Sep 20 | Dusk Child, Part 1 (Letters from the Coast)

This is the first entry in a series of four on gender identity and my journey toward claiming my pronouns. While I hope to examine this topic from a more religious lens in later posts, this one is not explicitly spiritual in nature.

 

DUSK CHILD

My journey through gender identity

 

PART I. LOST

The line on the paper is so terribly blank, like a chasm I could fall into.

In neat letters beneath it is a shocking permission I have never before been granted:

Pronouns.

It is the first time I have ever been given this option.

I am twenty-seven years old.

I reach for my pen, pick it up, put it down.

The world spins around me.

 

I remember being four years old and telling my Uncle Chris that I was a princess in a tower, as I peered down at him from the landing of his staircase. He sang songs to me from below.

I remember being five years old and telling my mother I wanted to be a “ballerina unicorn” for Halloween.
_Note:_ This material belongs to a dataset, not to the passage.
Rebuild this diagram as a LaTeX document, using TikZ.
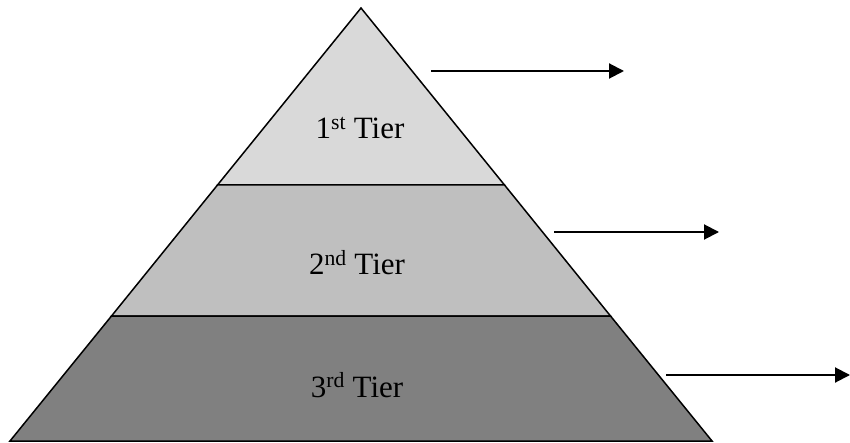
\documentclass[tikz,border=0pt]{standalone}
\usepackage{fontspec}
\setmainfont{Liberation Serif}
\usetikzlibrary{arrows.meta}
\begin{document}
\begin{tikzpicture}[x=1pt,y=-1pt,
  tier/.style={draw=black,line width=1.5pt,line join=miter},
  lbl/.style={font=\fontsize{31}{34}\selectfont,inner sep=0pt,anchor=base},
  arr/.style={line width=2pt,-{Triangle[length=15pt,width=15pt]}}]
\useasboundingbox (0,0) rectangle (850,443);
\coordinate (apex) at (361,8);
\coordinate (l1) at (217.5,185);
\coordinate (r1) at (504.5,185);
\coordinate (l2) at (111.5,316);
\coordinate (r2) at (610.5,316);
\coordinate (l3) at (10,441);
\coordinate (r3) at (712,441);
\filldraw[tier,fill=black!15] (apex) -- (r1) -- (l1) -- cycle;
\filldraw[tier,fill=black!25] (l1) -- (r1) -- (r2) -- (l2) -- cycle;
\filldraw[tier,fill=black!50] (l2) -- (r2) -- (r3) -- (l3) -- cycle;
\node[lbl] (t1) at (360,139) {1\textsuperscript{st} Tier};
\node[lbl] (t2) at (357,275) {2\textsuperscript{nd} Tier};
\node[lbl] (t3) at (357,397) {3\textsuperscript{rd} Tier};
\coordinate (a1s) at (431,71); \coordinate (a1e) at (624,71);
\coordinate (a2s) at (554,232); \coordinate (a2e) at (719,232);
\coordinate (a3s) at (666,375); \coordinate (a3e) at (850,375);
\draw[arr] (a1s) -- (a1e);
\draw[arr] (a2s) -- (a2e);
\draw[arr] (a3s) -- (a3e);
\end{tikzpicture}
\end{document}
I was given a frilly pink tutu and a beautiful handmade felt mask from a store on Quadra Island.

I remember being six years old and tingling with excitement as I was dusted with blue eyeshadow and had diaphanous blue scarves tied to my wrists to finally join the upper level dance class and dance the most graceful dance I had yet seen in my young life.
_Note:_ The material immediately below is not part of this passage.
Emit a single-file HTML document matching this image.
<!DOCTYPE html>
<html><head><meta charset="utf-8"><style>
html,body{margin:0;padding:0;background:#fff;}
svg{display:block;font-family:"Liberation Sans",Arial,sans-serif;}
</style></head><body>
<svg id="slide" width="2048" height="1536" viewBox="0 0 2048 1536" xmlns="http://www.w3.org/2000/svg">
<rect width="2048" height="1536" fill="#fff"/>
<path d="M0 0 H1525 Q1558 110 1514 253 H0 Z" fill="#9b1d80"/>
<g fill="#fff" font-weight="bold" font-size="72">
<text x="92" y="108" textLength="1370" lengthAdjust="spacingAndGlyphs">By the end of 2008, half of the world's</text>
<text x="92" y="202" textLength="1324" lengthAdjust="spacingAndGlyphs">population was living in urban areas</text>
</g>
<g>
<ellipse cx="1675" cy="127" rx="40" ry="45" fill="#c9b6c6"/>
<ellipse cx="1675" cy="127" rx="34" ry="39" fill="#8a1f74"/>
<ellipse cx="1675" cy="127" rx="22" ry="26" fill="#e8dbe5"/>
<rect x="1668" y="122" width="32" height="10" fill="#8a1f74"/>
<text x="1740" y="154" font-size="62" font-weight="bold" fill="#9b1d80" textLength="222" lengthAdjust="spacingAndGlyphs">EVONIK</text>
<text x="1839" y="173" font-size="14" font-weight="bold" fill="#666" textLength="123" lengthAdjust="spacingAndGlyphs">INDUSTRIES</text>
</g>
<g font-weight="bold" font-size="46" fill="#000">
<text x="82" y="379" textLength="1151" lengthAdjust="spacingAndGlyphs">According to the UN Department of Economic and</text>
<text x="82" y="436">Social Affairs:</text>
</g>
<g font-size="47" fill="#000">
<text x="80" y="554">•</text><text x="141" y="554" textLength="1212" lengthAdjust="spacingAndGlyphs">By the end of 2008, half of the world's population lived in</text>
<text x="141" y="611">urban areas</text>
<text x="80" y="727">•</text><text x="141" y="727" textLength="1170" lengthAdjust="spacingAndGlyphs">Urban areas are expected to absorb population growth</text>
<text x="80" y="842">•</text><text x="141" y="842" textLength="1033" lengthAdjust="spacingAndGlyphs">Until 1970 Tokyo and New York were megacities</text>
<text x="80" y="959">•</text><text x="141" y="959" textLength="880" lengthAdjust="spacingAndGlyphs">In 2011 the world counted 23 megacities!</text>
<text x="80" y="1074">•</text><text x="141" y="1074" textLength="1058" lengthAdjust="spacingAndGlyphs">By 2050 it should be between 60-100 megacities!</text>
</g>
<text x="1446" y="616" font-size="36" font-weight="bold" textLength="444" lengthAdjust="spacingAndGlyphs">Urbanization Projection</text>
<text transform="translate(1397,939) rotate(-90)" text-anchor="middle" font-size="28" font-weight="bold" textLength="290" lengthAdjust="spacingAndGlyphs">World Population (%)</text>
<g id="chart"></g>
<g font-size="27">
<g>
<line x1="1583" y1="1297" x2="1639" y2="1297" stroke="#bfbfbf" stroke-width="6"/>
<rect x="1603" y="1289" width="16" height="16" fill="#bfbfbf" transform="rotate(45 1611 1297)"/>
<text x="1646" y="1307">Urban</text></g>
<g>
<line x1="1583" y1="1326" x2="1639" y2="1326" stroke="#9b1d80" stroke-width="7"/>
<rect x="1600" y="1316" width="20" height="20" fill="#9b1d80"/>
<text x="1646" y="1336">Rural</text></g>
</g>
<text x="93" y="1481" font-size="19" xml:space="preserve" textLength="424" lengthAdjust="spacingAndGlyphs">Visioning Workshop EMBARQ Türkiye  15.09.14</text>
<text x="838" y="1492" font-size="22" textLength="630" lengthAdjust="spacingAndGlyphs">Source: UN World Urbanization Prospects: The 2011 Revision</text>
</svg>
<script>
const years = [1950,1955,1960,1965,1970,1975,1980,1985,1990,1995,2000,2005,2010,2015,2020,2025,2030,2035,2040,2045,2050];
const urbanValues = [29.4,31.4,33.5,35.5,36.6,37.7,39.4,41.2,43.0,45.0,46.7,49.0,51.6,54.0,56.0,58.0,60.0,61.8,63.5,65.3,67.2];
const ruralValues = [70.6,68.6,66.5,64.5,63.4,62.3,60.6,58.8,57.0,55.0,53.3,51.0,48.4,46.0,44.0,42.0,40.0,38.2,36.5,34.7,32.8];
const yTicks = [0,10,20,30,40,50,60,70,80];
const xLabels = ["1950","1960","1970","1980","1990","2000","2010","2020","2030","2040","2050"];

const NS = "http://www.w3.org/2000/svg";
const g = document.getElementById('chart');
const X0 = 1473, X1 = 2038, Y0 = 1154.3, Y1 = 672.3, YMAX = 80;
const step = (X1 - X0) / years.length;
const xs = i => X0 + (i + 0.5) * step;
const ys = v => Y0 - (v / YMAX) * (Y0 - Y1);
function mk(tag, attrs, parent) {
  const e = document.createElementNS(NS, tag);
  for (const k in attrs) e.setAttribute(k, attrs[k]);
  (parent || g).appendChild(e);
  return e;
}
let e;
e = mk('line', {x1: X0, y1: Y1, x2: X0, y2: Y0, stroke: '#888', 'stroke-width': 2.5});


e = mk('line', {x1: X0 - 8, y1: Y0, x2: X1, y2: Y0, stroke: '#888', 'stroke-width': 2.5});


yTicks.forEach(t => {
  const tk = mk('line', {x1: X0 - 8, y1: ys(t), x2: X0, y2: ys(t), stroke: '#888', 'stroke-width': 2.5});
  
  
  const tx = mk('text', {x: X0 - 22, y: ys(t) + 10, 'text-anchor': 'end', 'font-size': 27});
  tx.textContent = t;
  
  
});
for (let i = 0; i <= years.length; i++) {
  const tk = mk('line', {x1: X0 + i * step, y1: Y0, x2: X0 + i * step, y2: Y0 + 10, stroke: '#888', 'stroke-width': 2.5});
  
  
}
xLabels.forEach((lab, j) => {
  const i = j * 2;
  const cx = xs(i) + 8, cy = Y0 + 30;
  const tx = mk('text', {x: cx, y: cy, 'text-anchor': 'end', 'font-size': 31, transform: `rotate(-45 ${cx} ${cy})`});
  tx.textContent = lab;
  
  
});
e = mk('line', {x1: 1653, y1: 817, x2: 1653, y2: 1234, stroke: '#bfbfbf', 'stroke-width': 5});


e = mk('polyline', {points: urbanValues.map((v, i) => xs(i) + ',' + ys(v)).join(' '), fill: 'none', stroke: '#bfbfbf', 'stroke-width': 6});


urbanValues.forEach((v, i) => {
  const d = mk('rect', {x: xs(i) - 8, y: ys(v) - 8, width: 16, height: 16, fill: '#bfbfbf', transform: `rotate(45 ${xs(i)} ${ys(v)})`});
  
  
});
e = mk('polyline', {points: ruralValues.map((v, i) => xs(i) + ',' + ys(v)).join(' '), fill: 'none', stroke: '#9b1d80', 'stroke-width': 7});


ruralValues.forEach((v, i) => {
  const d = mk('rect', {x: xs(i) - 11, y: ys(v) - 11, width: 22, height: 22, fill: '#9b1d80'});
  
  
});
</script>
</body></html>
And then, I remember being done with all of that particular kind of decorative, coltlike femininity for a long time.

I asked for my long hair to be cut off. My mother was probably relieved, as it was thick and troublesome to brush without loud yowls and protests. I exchanged dresses and skirts for jeans and Tshirts. A highlight of the day was to be mistaken for a boy.

But no matter how hard I tried, I felt like an outsider. I wanted to play with the boys, but they would run away from me, or bully me. I wasn’t interested in sports or rough-and-tumble games or climbing trees or riding bikes. I looked up to the tomboys I read about in books, but I never felt like I was one, even though my mother called me one. I liked to look like a boy, but I wanted to be with the girls. They were kinder, less boisterous. They liked to read and loved things I still loved, like unicorns and fantasy and magic.

I didn’t feel like I was born into the wrong body. I didn’t feel like everyone around me was nuts in calling me a girl. But why did it any of the labeling matter?

 

Class is over, and the empty space is still empty.

I pick up my pen again, push the rounded bottom against my upper lip, put it down.

I get up and go to the library. I take the paper with me.